Quando scoppiò la guerra per il Kosovo il governo di Belgrado interruppe le relazioni diplomatiche con tutti i paesi della Nato, ad eccezione della Grecia e dell’Italia. Indubbiamente con il paese ellenico esisteva una lunga e tradizionale amicizia basata sulla ‘cuginanza’ religiosa e sulla comune lotta di liberazione dagli ottomani, ma anche su un atteggiamento simile nei confronti della questione albanese e del crescente nazionalismo che si andava manifestando.
Diverso invece il caso italiano, a cominciare dal fatto che nessuno ‘invitò’ – come si dice in linguaggio diplomatico – l’ambasciatore jugoslavo Lekic a rientrare a Belgrado. Eppure gli aerei della Nato partivano dall’Italia, che forse mai come allora confermò la sua caratteristica di maggiore ‘portaerei’ del Mediterraneo, mentre l’ambasciatore rimase al suo posto continuando l’attività di osservatore, analista e negoziatore che si recava spesso al ministero degli esteri per ascoltare ed essere ascoltato.

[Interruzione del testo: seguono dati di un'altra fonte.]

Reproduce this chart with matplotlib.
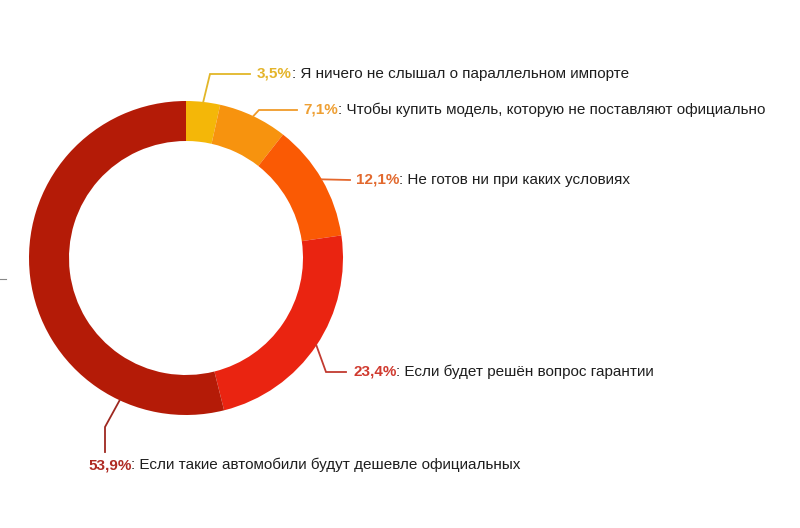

Grazie al diario tenuto da Lekic emerge un quadro dell’Italia molto sfaccettato, polarizzato tra la solidarietà all’Alleanza che indubbiamente ci fu e un sincero desiderio di pace, ma risaltano anche le figure di un variegato mondo politico nostrano. Nonostante la sua situazione particolare e personale, cominciava a preoccuparlo una possibile ‘balcanizzazione’ anche dell’Occidente, un modo di ragionare pericoloso che tendeva a separare con un taglio netto torti e ragione, non solo dannoso per la diplomazia, ma a volte anche per il buon senso.